From: Puranjay Mohan <puranjay@kernel.org>
To: Eduard Zingerman <eddyz87@gmail.com>,
bpf@vger.kernel.org, ast@kernel.org
Cc: andrii@kernel.org, daniel@iogearbox.net, martin.lau@linux.dev,
kernel-team@fb.com, yonghong.song@linux.dev,
jose.marchesi@oracle.com, Eduard Zingerman <eddyz87@gmail.com>
Subject: Re: [RFC bpf-next v2 0/9] no_caller_saved_registers attribute for helper calls
Date: Mon, 08 Jul 2024 11:44:30 +0000 [thread overview]
Message-ID: <mb61psewk3y75.fsf@kernel.org> (raw)
In-Reply-To: <20240704102402.1644916-1-eddyz87@gmail.com>
[-- Attachment #1: Type: text/plain, Size: 5661 bytes --]
Eduard Zingerman <eddyz87@gmail.com> writes:
> This RFC seeks to allow using no_caller_saved_registers gcc/clang
> attribute with some BPF helper functions (and kfuncs in the future).
>
> As documented in [1], this attribute means that function scratches
> only some of the caller saved registers defined by ABI.

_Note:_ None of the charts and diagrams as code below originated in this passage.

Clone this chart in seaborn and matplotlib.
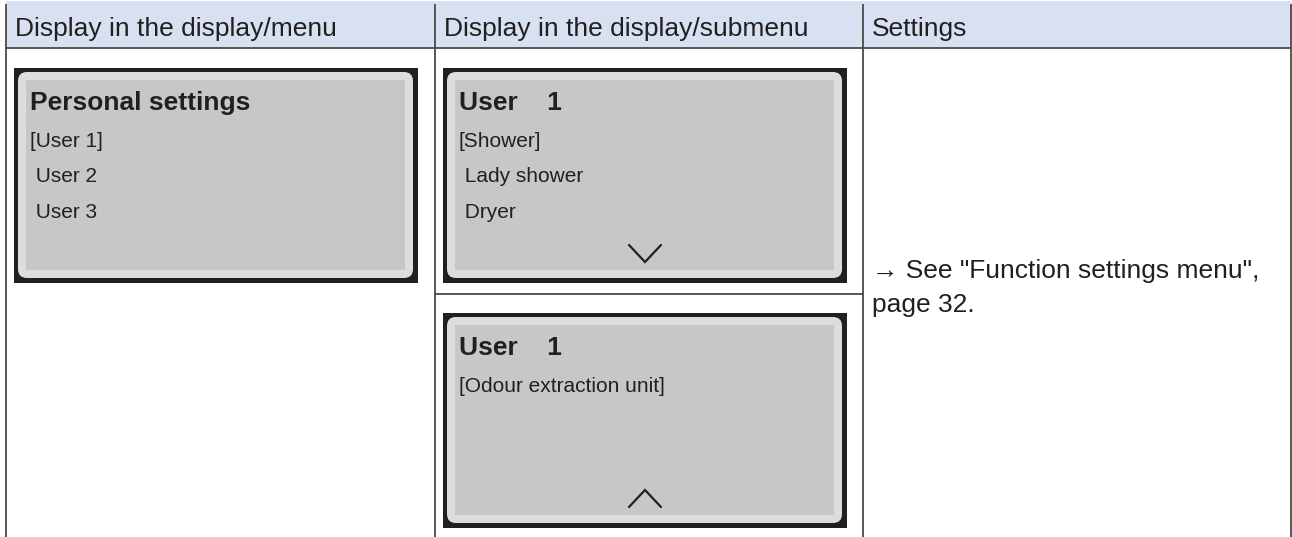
import matplotlib.pyplot as plt
import matplotlib.patches as mpatches
import seaborn as sns

# table content
headers = ["Display in the display/menu", "Display in the display/submenu", "Settings"]
col_edges = [6, 435, 863, 1291]

screen_titles = ["Personal settings", "User    1", "User    1"]
screen_items = [
    ["[User 1]", " User 2", " User 3"],
    ["[Shower]", " Lady shower", " Dryer"],
    ["[Odour extraction unit]"],
]
screen_arrows = [None, "down", "up"]
screen_x = [14, 443, 443]
screen_y = [68, 68, 313]

settings_lines = ['\u2192 See "Function settings menu",', "page 32."]

sns.set_theme(style="white")
plt.rcParams["font.family"] = ["Liberation Sans", "DejaVu Sans"]

INK = "#231f20"
LINE = "#4a4a4a"
HEAD_BG = "#d8e1f1"

fig = plt.figure(figsize=(12.92, 5.37), dpi=100)
ax = fig.add_axes([0, 0, 1, 1])
ax.set_xlim(0, 1292)
ax.set_ylim(537, 0)
ax.axis("off")

# header band
ax.add_patch(mpatches.Rectangle((col_edges[0], 1), col_edges[-1] - col_edges[0], 47,
                                facecolor=HEAD_BG, edgecolor="none", zorder=0))
for left, label in zip(col_edges[:-1], headers):
    ax.text(left + 9, 36, label, fontsize=19, color=INK, va="baseline", ha="left")

# grid lines
for x in col_edges:
    ax.plot([x, x], [4, 537], color=LINE, lw=1.3, solid_capstyle="butt", zorder=3)
ax.plot([col_edges[0], col_edges[-1]], [48, 48], color=LINE, lw=1.3, zorder=3)
ax.plot([col_edges[1], col_edges[2]], [294, 294], color=LINE, lw=1.3, zorder=3)

# display screens
W, H = 404, 215
for sx, sy, title, items, arrow in zip(screen_x, screen_y, screen_titles, screen_items, screen_arrows):
    ax.add_patch(mpatches.Rectangle((sx, sy), W, H, facecolor=INK, edgecolor="none", zorder=1))
    ax.add_patch(mpatches.FancyBboxPatch((sx + 4, sy + 4), W - 9, H - 9,
                                         boxstyle="round,pad=0,rounding_size=9",
                                         facecolor="#dcdddf", edgecolor="none", zorder=1.5))
    ax.add_patch(mpatches.Rectangle((sx + 12, sy + 12), W - 25, H - 25,
                                    facecolor="#c6c7c9", edgecolor="none", zorder=2))
    ax.text(sx + 16, sy + 42, title, fontsize=19, fontweight="bold", color=INK,
            va="baseline", ha="left", zorder=4)
    for i, item in enumerate(items):
        ax.text(sx + 16, sy + 79 + i * 35.5, item, fontsize=15, color=INK,
                va="baseline", ha="left", zorder=4)
    if arrow is not None:
        cx = sx + 202
        top, bot = sy + 177, sy + 194
        if arrow == "down":
            ys = [top, bot, top]
        else:
            ys = [bot, top, bot]
        ax.plot([cx - 16, cx, cx + 16], ys, color=INK, lw=1.6, zorder=4,
                solid_joinstyle="miter")

# settings column
for i, line in enumerate(settings_lines):
    ax.text(col_edges[2] + 9, 278 + i * 34, line, fontsize=19, color=INK,
            va="baseline", ha="left")

fig.savefig("out.png", dpi=100)
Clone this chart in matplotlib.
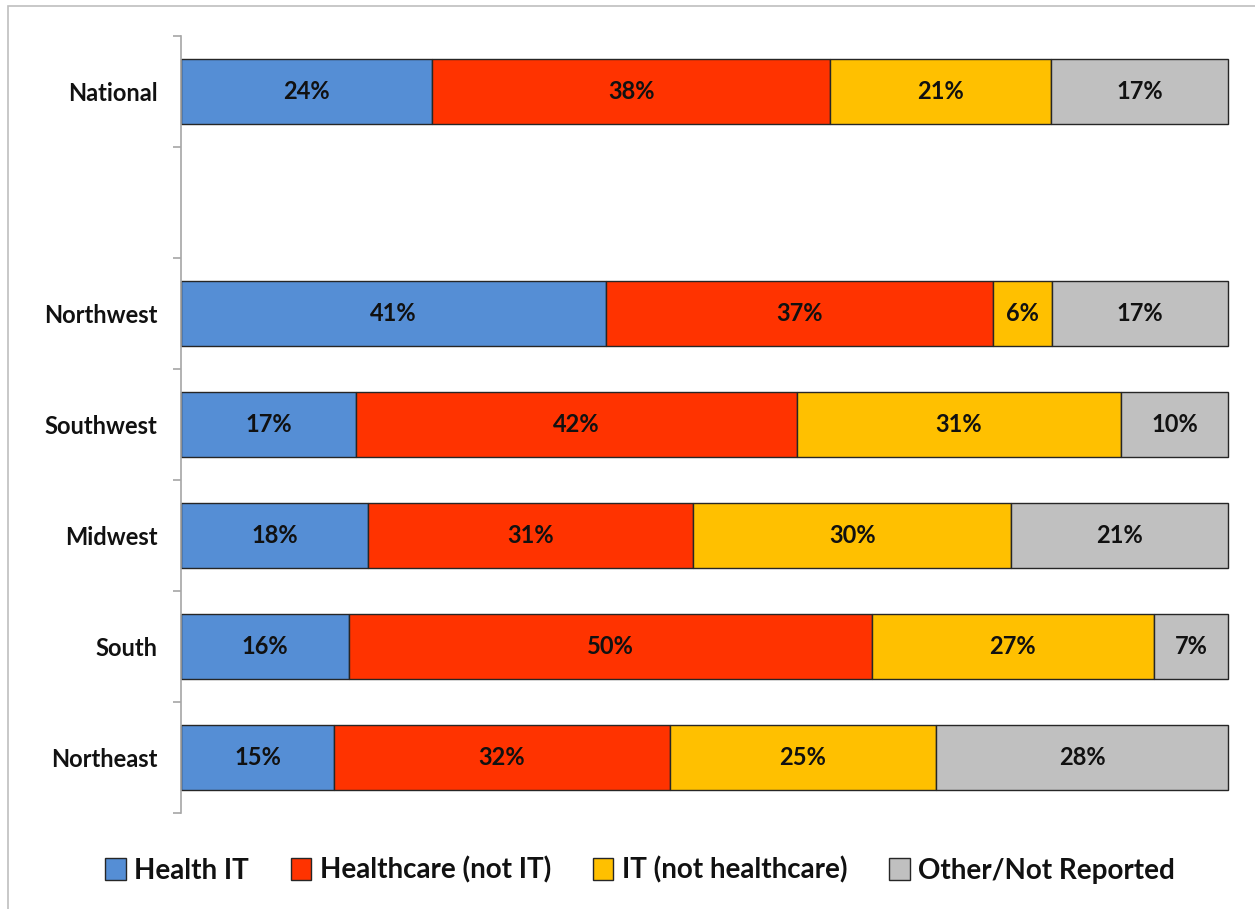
import matplotlib
matplotlib.use("Agg")
import matplotlib.pyplot as plt
from matplotlib.patches import Rectangle
import numpy as np

categories = ["Northeast", "South", "Midwest", "Southwest", "Northwest", "National"]
slots = [0, 1, 2, 3, 4, 6]
series_names = ["Health IT", "Healthcare (not IT)", "IT (not healthcare)", "Other/Not Reported"]
health_it = [14.6, 16.0, 17.9, 16.7, 40.6, 24.0]
healthcare = [32.1, 50.0, 31.0, 42.1, 37.0, 38.0]
it_only = [25.4, 26.9, 30.4, 31.0, 5.6, 21.1]
other = [27.9, 7.1, 20.7, 10.2, 16.8, 16.9]
colors = ["#558ED5", "#FF3300", "#FFC000", "#C0C0C0"]

plt.rcParams['font.family'] = ['Lato', 'DejaVu Sans']

fig = plt.figure(figsize=(12.55, 9.09), dpi=100)
ax = fig.add_axes([181/1255, 1 - 813/909, (1228-181)/1255, (813-36)/909])

left = np.zeros(len(categories))
for name, vals, col in zip(series_names, [health_it, healthcare, it_only, other], colors):
    vals = np.array(vals)
    bars = ax.barh(slots, vals, left=left, height=0.58, color=col,
                   edgecolor="#262626", linewidth=1.0, label=name, clip_on=False)
    for y, l, v in zip(slots, left, vals):
        ax.text(l + v/2, y, f"{v:.0f}%", ha="center", va="center",
                fontsize=17, fontweight="bold", color="#111111")
    left += vals

ax.set_xlim(0, 100)
ax.set_ylim(-0.5, 6.5)
ax.set_yticks(slots)
ax.set_yticklabels(categories, fontsize=17, fontweight="bold", color="#111111")
ax.tick_params(axis="y", which="major", length=0, pad=17)
ax.set_yticks(np.arange(-0.5, 7.0, 1.0), minor=True)
ax.tick_params(axis="y", which="minor", length=6, color="#A6A6A6", width=1.2)
ax.set_xticks([])
for s in ["top", "right", "bottom"]:
    ax.spines[s].set_visible(False)
ax.spines["left"].set_color("#A6A6A6")
ax.spines["left"].set_linewidth(1.2)

leg = fig.legend(loc="center", bbox_to_anchor=(640/1255, 1 - 870/909), ncol=4,
                 frameon=False, handlelength=0.75, handleheight=0.8,
                 handletextpad=0.3, columnspacing=1.5,
                 prop={"weight": "bold", "size": 20})
for t in leg.get_texts():
    t.set_color("#111111")

# outer frame
fig.add_artist(Rectangle((8/1255, -0.01), 1.1, 1 - 6/909 + 0.01, transform=fig.transFigure,
                         fill=False, edgecolor="#BFBFBF", linewidth=1.2))

fig.savefig("out.png", dpi=100)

> For BPF the set of such registers could be defined as follows:
> - R0 is scratched only if function is non-void;
> - R1-R5 are scratched only if corresponding parameter type is defined
> in the function prototype.
>
> The goal of the RFC is to implement no_caller_saved_registers
> (nocsr for short) in a backwards compatible manner:
> - for kernels that support the feature, gain some performance boost
> from better register allocation;
> - for kernels that don't support the feature, allow programs execution
> with minor performance losses.
>
> To achieve this, use a scheme suggested by Alexei Starovoitov:
> - for nocsr calls clang allocates registers as-if relevant r0-r5
> registers are not scratched by the call;
> - as a post-processing step, clang visits each nocsr call and adds
> spill/fill for every live r0-r5;
> - stack offsets used for spills/fills are allocated as minimal
> stack offsets in whole function and are not used for any other
> purposes;
> - when kernel loads a program, it looks for such patterns
> (nocsr function surrounded by spills/fills) and checks if
> spill/fill stack offsets are used exclusively in nocsr patterns;
> - if so, and if current JIT inlines the call to the nocsr function
> (e.g. a helper call), kernel removes unnecessary spill/fill pairs;
> - when old kernel loads a program, presence of spill/fill pairs
> keeps BPF program valid, albeit slightly less efficient.
>
> Corresponding clang/llvm changes are available in [2].
>
> The patch-set uses bpf_get_smp_processor_id() function as a canary,
> making it the first helper with nocsr attribute.
>
> For example, consider the following program:
>
> #define __no_csr __attribute__((no_caller_saved_registers))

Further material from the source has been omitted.